■ **Your objective**
Repeat the data word for word. Do not include the pictures.

■ **Data lines**
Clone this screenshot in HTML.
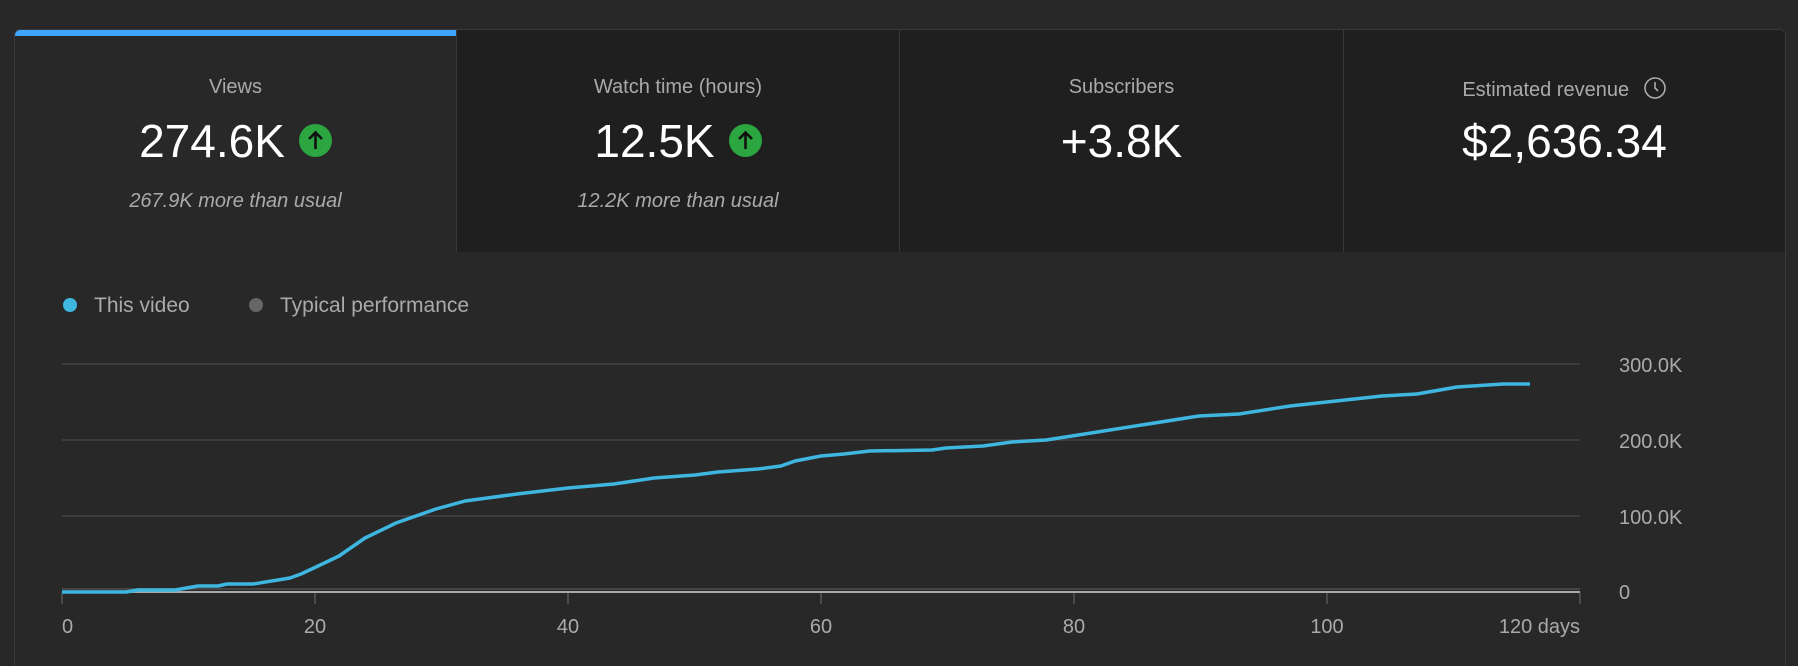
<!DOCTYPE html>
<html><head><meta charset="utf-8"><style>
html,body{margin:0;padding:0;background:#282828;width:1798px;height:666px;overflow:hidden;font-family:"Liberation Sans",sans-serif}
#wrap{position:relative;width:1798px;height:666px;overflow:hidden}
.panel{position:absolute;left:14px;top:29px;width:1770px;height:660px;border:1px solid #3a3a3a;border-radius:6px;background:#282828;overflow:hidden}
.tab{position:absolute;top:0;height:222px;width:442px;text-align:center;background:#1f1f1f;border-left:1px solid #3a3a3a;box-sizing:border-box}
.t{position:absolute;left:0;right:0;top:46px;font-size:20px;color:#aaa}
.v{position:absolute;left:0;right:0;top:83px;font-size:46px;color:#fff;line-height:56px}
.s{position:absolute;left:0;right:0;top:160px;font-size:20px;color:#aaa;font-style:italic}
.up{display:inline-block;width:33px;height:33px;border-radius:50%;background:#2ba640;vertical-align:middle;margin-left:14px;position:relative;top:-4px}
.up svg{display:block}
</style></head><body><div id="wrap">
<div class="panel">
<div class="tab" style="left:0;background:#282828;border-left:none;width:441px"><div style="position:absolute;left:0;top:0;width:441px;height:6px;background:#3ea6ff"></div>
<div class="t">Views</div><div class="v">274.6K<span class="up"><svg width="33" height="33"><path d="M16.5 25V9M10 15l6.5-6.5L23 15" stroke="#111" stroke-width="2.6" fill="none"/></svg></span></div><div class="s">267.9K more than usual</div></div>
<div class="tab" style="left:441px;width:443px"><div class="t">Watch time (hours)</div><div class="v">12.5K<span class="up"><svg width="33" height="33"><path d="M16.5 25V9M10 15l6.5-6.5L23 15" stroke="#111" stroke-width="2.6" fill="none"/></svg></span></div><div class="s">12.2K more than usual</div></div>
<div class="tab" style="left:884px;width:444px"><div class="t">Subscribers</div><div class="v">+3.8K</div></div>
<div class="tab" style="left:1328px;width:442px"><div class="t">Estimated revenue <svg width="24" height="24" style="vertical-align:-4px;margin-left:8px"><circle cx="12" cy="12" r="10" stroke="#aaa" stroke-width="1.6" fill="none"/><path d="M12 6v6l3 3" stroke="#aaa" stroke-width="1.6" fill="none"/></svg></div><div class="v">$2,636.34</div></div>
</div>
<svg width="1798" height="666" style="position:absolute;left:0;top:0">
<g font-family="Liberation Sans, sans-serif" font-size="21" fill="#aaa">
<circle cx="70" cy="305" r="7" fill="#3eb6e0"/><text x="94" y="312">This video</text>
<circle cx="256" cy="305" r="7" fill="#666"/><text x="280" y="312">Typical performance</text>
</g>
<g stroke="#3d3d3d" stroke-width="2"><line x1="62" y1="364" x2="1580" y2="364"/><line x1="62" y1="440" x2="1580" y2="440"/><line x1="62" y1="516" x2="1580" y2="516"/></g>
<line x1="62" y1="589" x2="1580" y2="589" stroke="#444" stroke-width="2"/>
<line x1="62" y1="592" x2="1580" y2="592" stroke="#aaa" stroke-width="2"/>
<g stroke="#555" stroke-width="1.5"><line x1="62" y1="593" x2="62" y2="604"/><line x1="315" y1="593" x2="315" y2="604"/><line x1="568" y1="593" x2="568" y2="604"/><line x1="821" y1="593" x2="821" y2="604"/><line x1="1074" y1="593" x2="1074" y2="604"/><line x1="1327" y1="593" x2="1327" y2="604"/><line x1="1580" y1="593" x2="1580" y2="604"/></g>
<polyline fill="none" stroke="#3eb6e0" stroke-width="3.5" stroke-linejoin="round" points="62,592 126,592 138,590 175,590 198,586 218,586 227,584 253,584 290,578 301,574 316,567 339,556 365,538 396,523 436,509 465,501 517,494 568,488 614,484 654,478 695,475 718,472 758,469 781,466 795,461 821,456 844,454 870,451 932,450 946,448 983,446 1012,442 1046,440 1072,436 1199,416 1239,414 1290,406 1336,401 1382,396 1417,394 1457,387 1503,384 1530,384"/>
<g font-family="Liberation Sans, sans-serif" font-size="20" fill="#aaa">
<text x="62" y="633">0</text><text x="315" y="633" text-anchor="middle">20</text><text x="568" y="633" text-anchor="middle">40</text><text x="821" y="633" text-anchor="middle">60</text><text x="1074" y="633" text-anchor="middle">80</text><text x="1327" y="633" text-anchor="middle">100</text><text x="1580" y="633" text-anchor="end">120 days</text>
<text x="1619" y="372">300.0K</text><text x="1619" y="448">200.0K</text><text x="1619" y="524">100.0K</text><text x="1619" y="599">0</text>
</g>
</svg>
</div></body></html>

■ **Solution for this problem**
Clone this screenshot in HTML.
<!DOCTYPE html>
<html><head><meta charset="utf-8"><style>
html,body{margin:0;padding:0;background:#282828;width:1798px;height:666px;overflow:hidden;font-family:"Liberation Sans",sans-serif}
#wrap{position:relative;width:1798px;height:666px;overflow:hidden}
.panel{position:absolute;left:14px;top:29px;width:1770px;height:660px;border:1px solid #3a3a3a;border-radius:6px;background:#282828;overflow:hidden}
.tab{position:absolute;top:0;height:222px;width:442px;text-align:center;background:#1f1f1f;border-left:1px solid #3a3a3a;box-sizing:border-box}
.t{position:absolute;left:0;right:0;top:46px;font-size:20px;color:#aaa}
.v{position:absolute;left:0;right:0;top:83px;font-size:46px;color:#fff;line-height:56px}
.s{position:absolute;left:0;right:0;top:160px;font-size:20px;color:#aaa;font-style:italic}
.up{display:inline-block;width:33px;height:33px;border-radius:50%;background:#2ba640;vertical-align:middle;margin-left:14px;position:relative;top:-4px}
.up svg{display:block}
</style></head><body><div id="wrap">
<div class="panel">
<div class="tab" style="left:0;background:#282828;border-left:none;width:441px"><div style="position:absolute;left:0;top:0;width:441px;height:6px;background:#3ea6ff"></div>
<div class="t">Views</div><div class="v">274.6K<span class="up"><svg width="33" height="33"><path d="M16.5 25V9M10 15l6.5-6.5L23 15" stroke="#111" stroke-width="2.6" fill="none"/></svg></span></div><div class="s">267.9K more than usual</div></div>
<div class="tab" style="left:441px;width:443px"><div class="t">Watch time (hours)</div><div class="v">12.5K<span class="up"><svg width="33" height="33"><path d="M16.5 25V9M10 15l6.5-6.5L23 15" stroke="#111" stroke-width="2.6" fill="none"/></svg></span></div><div class="s">12.2K more than usual</div></div>
<div class="tab" style="left:884px;width:444px"><div class="t">Subscribers</div><div class="v">+3.8K</div></div>
<div class="tab" style="left:1328px;width:442px"><div class="t">Estimated revenue <svg width="24" height="24" style="vertical-align:-4px;margin-left:8px"><circle cx="12" cy="12" r="10" stroke="#aaa" stroke-width="1.6" fill="none"/><path d="M12 6v6l3 3" stroke="#aaa" stroke-width="1.6" fill="none"/></svg></div><div class="v">$2,636.34</div></div>
</div>
<svg width="1798" height="666" style="position:absolute;left:0;top:0">
<g font-family="Liberation Sans, sans-serif" font-size="21" fill="#aaa">
<circle cx="70" cy="305" r="7" fill="#3eb6e0"/><text x="94" y="312">This video</text>
<circle cx="256" cy="305" r="7" fill="#666"/><text x="280" y="312">Typical performance</text>
</g>
<g stroke="#3d3d3d" stroke-width="2"><line x1="62" y1="364" x2="1580" y2="364"/><line x1="62" y1="440" x2="1580" y2="440"/><line x1="62" y1="516" x2="1580" y2="516"/></g>
<line x1="62" y1="589" x2="1580" y2="589" stroke="#444" stroke-width="2"/>
<line x1="62" y1="592" x2="1580" y2="592" stroke="#aaa" stroke-width="2"/>
<g stroke="#555" stroke-width="1.5"><line x1="62" y1="593" x2="62" y2="604"/><line x1="315" y1="593" x2="315" y2="604"/><line x1="568" y1="593" x2="568" y2="604"/><line x1="821" y1="593" x2="821" y2="604"/><line x1="1074" y1="593" x2="1074" y2="604"/><line x1="1327" y1="593" x2="1327" y2="604"/><line x1="1580" y1="593" x2="1580" y2="604"/></g>
<polyline fill="none" stroke="#3eb6e0" stroke-width="3.5" stroke-linejoin="round" points="62,592 126,592 138,590 175,590 198,586 218,586 227,584 253,584 290,578 301,574 316,567 339,556 365,538 396,523 436,509 465,501 517,494 568,488 614,484 654,478 695,475 718,472 758,469 781,466 795,461 821,456 844,454 870,451 932,450 946,448 983,446 1012,442 1046,440 1072,436 1199,416 1239,414 1290,406 1336,401 1382,396 1417,394 1457,387 1503,384 1530,384"/>
<g font-family="Liberation Sans, sans-serif" font-size="20" fill="#aaa">
<text x="62" y="633">0</text><text x="315" y="633" text-anchor="middle">20</text><text x="568" y="633" text-anchor="middle">40</text><text x="821" y="633" text-anchor="middle">60</text><text x="1074" y="633" text-anchor="middle">80</text><text x="1327" y="633" text-anchor="middle">100</text><text x="1580" y="633" text-anchor="end">120 days</text>
<text x="1619" y="372">300.0K</text><text x="1619" y="448">200.0K</text><text x="1619" y="524">100.0K</text><text x="1619" y="599">0</text>
</g>
</svg>
</div></body></html>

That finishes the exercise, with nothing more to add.